Nights close in though, chase the sun from the sky and me into bed. I must remain in good shape. I must be good for work. And if I wish to escape this kind of work, I must be in good shape after work. So I lock myself into a schedule. Wake up, shit, do a little remote work, exercise, shower, go to work, come home, strip naked, lie in my bed, think about the work I haven’t done, spend money on food that I should not spend, because I’m tired, because of the work. This is the ideal. Sometimes booze is thrown into the mix. For weeks at a time, it might be the only pleasure I experience aside from good eating, a few conversations.

And it’s not real pleasure, is it? That drink is euphoric, yeah. The body feels waves of pleasure, there’s a loss of care for what I actually ought to do, and I relax into whatever I want to do because of the stimulus of the booze and the anesthetic effect on the soul, but I can’t really do what I want, because what I want is to learn and grow and improve but I don’t have the mental capacity when I’m drinking, and I don’t have the mental space when I’m sober, so encroaches this sense of “might as well get drunk because I need to derive some inch of pleasure from this unthinking press of life” but then I can’t remember what I read or cohere good ideas so I become frustrated, as the simple do, and act out. Because of this sensation that the walls are closing in, that there isn’t anything good left, that the years are a trap designed to lead you through a gauntlet of disappointments building into a final set of horrible revelations that you endured your whole life because you thought things would get better, that you would’ve been better off dead at 40 in a gutter having known and loved liquor best because at 80 you can’t even enjoy a buzz without setting off a pacemaker and besides your wretched body demands attention and your mind is gone anyway so that you’re just a vessel for raw unprocessed negative experience with absolutely no filter of inner experience, just pain, just discomfort, just an itch.
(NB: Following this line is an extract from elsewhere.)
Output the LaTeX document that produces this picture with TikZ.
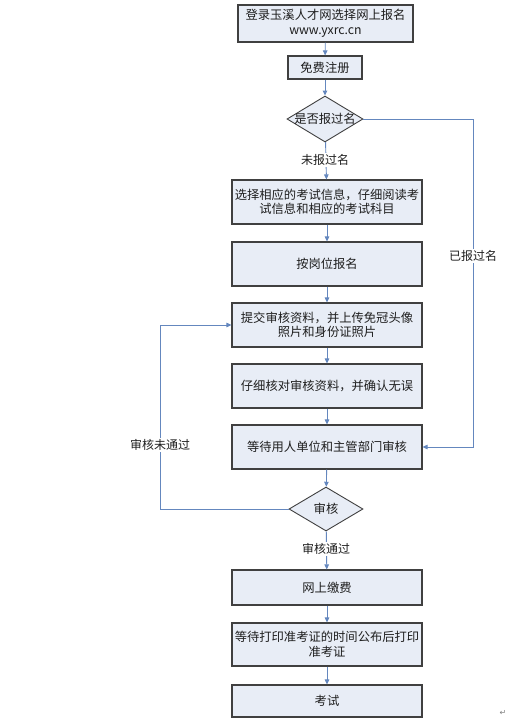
\documentclass[tikz,border=0pt]{standalone}
\usepackage{fontspec}
\setmainfont{Noto Sans CJK SC}
\newfontfamily\symfont{DejaVu Sans}
\usetikzlibrary{shapes.geometric,arrows.meta}
\definecolor{boxfill}{RGB}{232,237,246}
\definecolor{boxline}{RGB}{64,64,64}
\definecolor{flow}{RGB}{100,135,190}
\definecolor{txt}{RGB}{30,30,30}
\tikzset{
  box/.style={draw=boxline, line width=1.1pt, fill=boxfill, rectangle, inner sep=0pt,
    minimum width=190pt, minimum height=44pt, align=center, text=txt,
    font=\fontsize{12.3}{14.5}\selectfont},
  dia/.style={draw=boxline, line width=0.9pt, fill=boxfill, diamond, inner sep=0pt,
    minimum width=76pt, minimum height=46pt},
  ttl/.style={text=txt, font=\fontsize{12.3}{14.5}\selectfont, inner sep=1pt},
  lbl/.style={fill=white, text=txt, font=\fontsize{12}{14}\selectfont, inner sep=1.5pt},
  arr/.style={draw=flow, line width=0.9pt, -{Triangle[length=5pt,width=4.5pt]}},
}
\begin{document}
\begin{tikzpicture}[x=1pt,y=-1pt]
\useasboundingbox (0,0) rectangle (519,723);
\node[box, minimum width=175pt, minimum height=37pt] (b1) at (325.5,23.5) {登录玉溪人才网选择网上报名\\www.yxrc.cn};
\node[box, minimum width=74pt, minimum height=23pt] (b2) at (325,67.5) {免费注册};
\node[dia] (d1) at (325,119) {};
\node[ttl] (t1) at (d1) {是否报过名};
\node[box] (b3) at (327,202) {选择相应的考试信息，仔细阅读考\\试信息和相应的考试科目};
\node[box] (b4) at (327,264) {按岗位报名};
\node[box] (b5) at (327,325) {提交审核资料，并上传免冠头像\\照片和身份证照片};
\node[box] (b6) at (327,386) {仔细核对审核资料，并确认无误};
\node[box] (b7) at (327,447) {等待用人单位和主管部门审核};
\node[dia, minimum width=74pt, minimum height=44pt] (d2) at (326,509) {};
\node[ttl] (t2) at (d2) {审核};
\node[box, minimum height=35pt] (b8) at (327,587.5) {网上缴费};
\node[box, minimum height=43pt] (b9) at (327,644.5) {等待打印准考证的时间公布后打印\\准考证};
\node[box, minimum height=32pt] (b10) at (327,701) {考试};

\coordinate (r) at (473,119);
\coordinate (l) at (160,509);

\draw[arr] (b1) -- (b2);
\draw[arr] (b2) -- (d1);
\draw[arr] (d1) -- (b3);
\draw[arr] (b3) -- (b4);
\draw[arr] (b4) -- (b5);
\draw[arr] (b5) -- (b6);
\draw[arr] (b6) -- (b7);
\draw[arr] (b7) -- (d2);
\draw[arr] (d2) -- (b8);
\draw[arr] (b8) -- (b9);
\draw[arr] (b9) -- (b10);
\draw[arr] (d1.east) -- (r) |- (b7.east);
\draw[arr] (d2.west) -- (l) |- (b5.west);

\node[lbl] (n1) at (325,160) {未报过名};
\node[lbl] (n2) at (473,256) {已报过名};
\node[lbl] (n3) at (160,445) {审核未通过};
\node[lbl] (n4) at (326,549) {审核通过};
\node[text=gray, font=\symfont\fontsize{8}{9}\selectfont, inner sep=0pt] (pm) at (503,713) {↵};
\end{tikzpicture}
\end{document}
The pleasure of booze, as the pleasure of any drug, is a rote button-push, and the button wears out with time. Hungers all increase around and within it. The machine of the body grinds down. And the limits time imposes on my behaviors are severe. But they are benign. No damage has been enough to overwhelm me. My experiences press me toward moderation. A heart palpitation? I must drink less. No more caffeine? I must exercise more, sleep correctly. Need more money? I must work more and manage my time more effectively. But these are all habit optimizations. There is something missing in the middle. I press down into the new shape demanded of me. But there is little time in the present to be who I want to be, do what I want to do. Foreseeably, there will be no time in the future. There will only be work.

There will be no time in the future.

Every single point of life will be structured so carefully that I merely need move through them. There is no room for deviation. I will pour through this plan laid by the guiding hand of necessity unconscious. I will make it to the end and lay down and be unbothered by thought. I, after all, forgot how to think. It wasn’t necessary. I will lay down in my coffin and expire at exactly the correct hour. At a point the entire universe will move to a script already written, and it will seem to move, but there will be no change. The scribes of our destiny will run out of matter to account for and smile. The universe will read itself, the book finished.

It’s a strange fear, a funny suffocation.

Claustrophobia.

I begin to understand the people who sit at bars and watch television. What is there to be said? What use are the thoughts they might have? A man sits down and watches other men work on a screen under the guise of gameplay or storytelling, sipping on an anesthetic between his spells of labor. It is not joy. Perhaps a moment of peace. Respite designed to kill thought. The man who spent 40 years at a job, raising his family between, not pausing for reflection. Perhaps he’s happy. Perhaps his greatest joys and his identity come from the recognition of his family. But deep thought wasn’t necessary. It probably mostly got in the way. What does it matter how you feel about things if you have to do them regardless of your native disposition? The thought is a puzzle that must be resolved to move through inaction. If discomfort persists despite some internal resolution, it must be numbed, destroyed, ignored.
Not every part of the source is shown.